Personally I probably wouldn’t do this at a new job/first trip.
Look at company policy, some companies explicitly don’t allow spousal travel as the purpose of the trip is to be amongst coworkers
If you don’t want to hookup with your coworkers then sure.
As HR I can testify that everybody do that. As long as you're not using company dime (they share a room with you, but nothing else) and not treating the trip as vacation with your spouse, nobody even has to know.
People get fired when:
1) They invent business trips to Paris to spend 1-hour meeting a client
2) They bring their spouses to business dinners, when nobody else does
3) They try to expense romantic dinners/ random purchases (I once had a fight with CMO trying to expense Hermes tie).
Chief
No need to ask or tell if you don't want to. Nothing wrong with it
Yes.
Very common, just don't mess up expenses
Pro
Very common but make sure expectations are set. I knew we were in trouble when my work trip to Barcelona turned into our trip to Barcelona. She quickly got frustrated with the amount of time I had to spend working, including evenings, even though we had extended the trip from 3 to 7 days to allow for our part.
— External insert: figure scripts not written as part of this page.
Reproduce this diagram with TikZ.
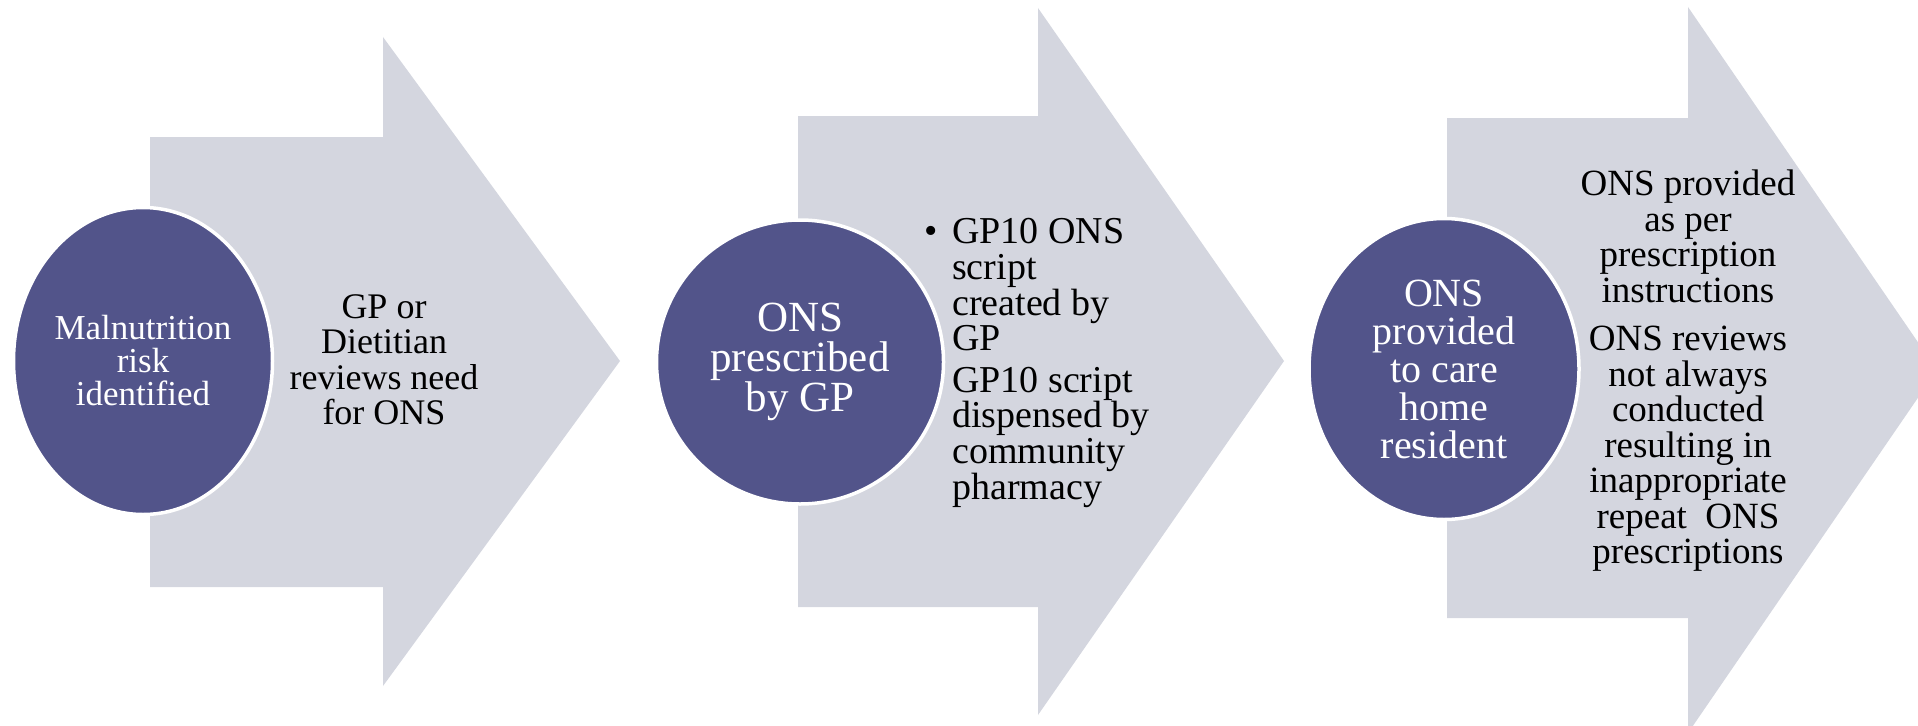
\documentclass[tikz,border=0pt]{standalone}
\usepackage{fontspec}
\setmainfont{Liberation Serif}
\usetikzlibrary{shapes.geometric}
\definecolor{arrowfill}{HTML}{D4D6DF}
\definecolor{discfill}{HTML}{52548A}
\begin{document}
\begin{tikzpicture}[x=1pt,y=-1pt,
  flowarrow/.style={fill=arrowfill},
  stagedisc/.style={ellipse, fill=discfill, draw=white, line width=3.5pt,
                    inner sep=0pt, text=white, align=center},
  notes/.style={inner sep=0pt, text=black}]
\useasboundingbox (0,0) rectangle (1918,725);
\begin{scope}
  \clip (0,0) rectangle (1918,725);
  % block arrows, one per stage
  \fill[flowarrow] (150,137) -- (383,137) -- (383,37) -- (620,361)
                -- (383,686) -- (383,587) -- (150,587) -- cycle;
  \fill[flowarrow] (798,116) -- (1038,116) -- (1038,8) -- (1284,361)
                -- (1038,715) -- (1038,607) -- (798,607) -- cycle;
  \fill[flowarrow] (1447,118) -- (1688,118) -- (1688,7) -- (1937,370)
                -- (1688,733) -- (1688,618) -- (1447,618) -- cycle;
\end{scope}

% stage discs
\node[stagedisc, minimum width=259, minimum height=307,
      font=\fontsize{35}{33}\selectfont] (s1) at (143,361)
  {Malnutrition\\risk\\identified};
\node[stagedisc, minimum width=287, minimum height=284,
      font=\fontsize{43}{40}\selectfont] (s2) at (800,362)
  {ONS\\prescribed\\by GP};
\node[stagedisc, minimum width=270, minimum height=301,
      font=\fontsize{40}{38}\selectfont] (s3) at (1444,369)
  {ONS\\provided\\to care\\home\\resident};

% notes inside the arrows
\node[notes, align=center, font=\fontsize{36}{35.5}\selectfont] (n1) at (384,360)
  {GP or\\Dietitian\\reviews need\\for ONS};
\node[notes, align=left, anchor=west, font=\fontsize{38}{35.6}\selectfont] (n2) at (952,363)
  {\makebox[0pt][r]{\textbullet\hspace{14pt}}GP10 ONS\\script\\created by\\GP\\[6pt]GP10 script\\dispensed by\\community\\pharmacy};
\node[notes, align=center, font=\fontsize{37}{35.5}\selectfont] (n3) at (1688,371)
  {ONS provided\\as per\\prescription\\instructions\\[13pt]ONS reviews\\not always\\conducted\\resulting in\\inappropriate\\repeat\ \ ONS\\prescriptions};
\end{tikzpicture}
\end{document}
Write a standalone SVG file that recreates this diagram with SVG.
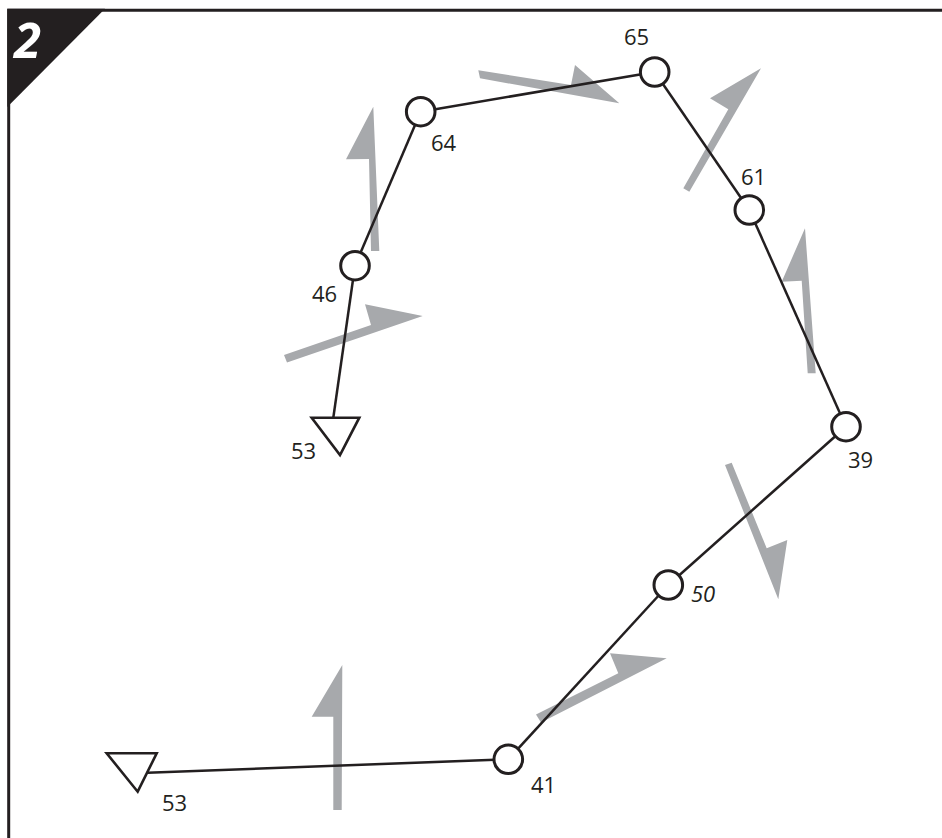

I do this all the time and nobody cares. Just make sure they know it's a work trip for you! And of course make sure you're not expensing their food etc.
It can be a different story if you're doing a whole-company trip somewhere with a social/company culture element to it. Then they might want you hanging out with coworkers in the evenings instead of your spouse. But it sounds like this is a normal work trip and that should be totally fine.
Chief
Your spouse needs to pay for airfare and meals
Done this many times- mostly I am the one tagging with my wife- her job takes her cooler places. In many cases, her work partners brought their spouses too. Now I am good friends with all of them!
I’m feeling really frustrated with my coworker for bringing her family along on our team trip. It seems unprofessional and unfair to the rest of us who are there to focus on work and team bonding. While I understand the desire to spend time with loved ones, it just feels like it complicates the purpose of the trip. It can make it harder for us to connect and collaborate as a team. I wish we could keep these trips more focused on our work and team dynamics. It’s just a bit disheartening to see that priority shifted.
Rising Star
Be careful with expenses and you should be fine. And prepare her for the fact that she won’t see you a whole lot!
Chief
If you are paying for her portion of the trip, it none of your company’s fu**king business. As long as you don’t bring your spouse to strictly company events while you are in Italy.
I have done this many tines before and it always has the same result: me in meetings all day, trying to work and be productive while in a foreign environment, exhausted by having to be “on” for partners/ clients, and keeping crazy hours due to the culture shift and just wanting to crash in my hotel room each night after my work ends. My partner eventually bored by having to self-entertain in isolation in a foreign city, eating alone since I am obligated to have client /team meals and eventually they get frustrated that I cannot spend time with them because I am always working, and the “we never take tine to enjoy our lives” argument continues. There is no happy balance trying to mix work and pleasure.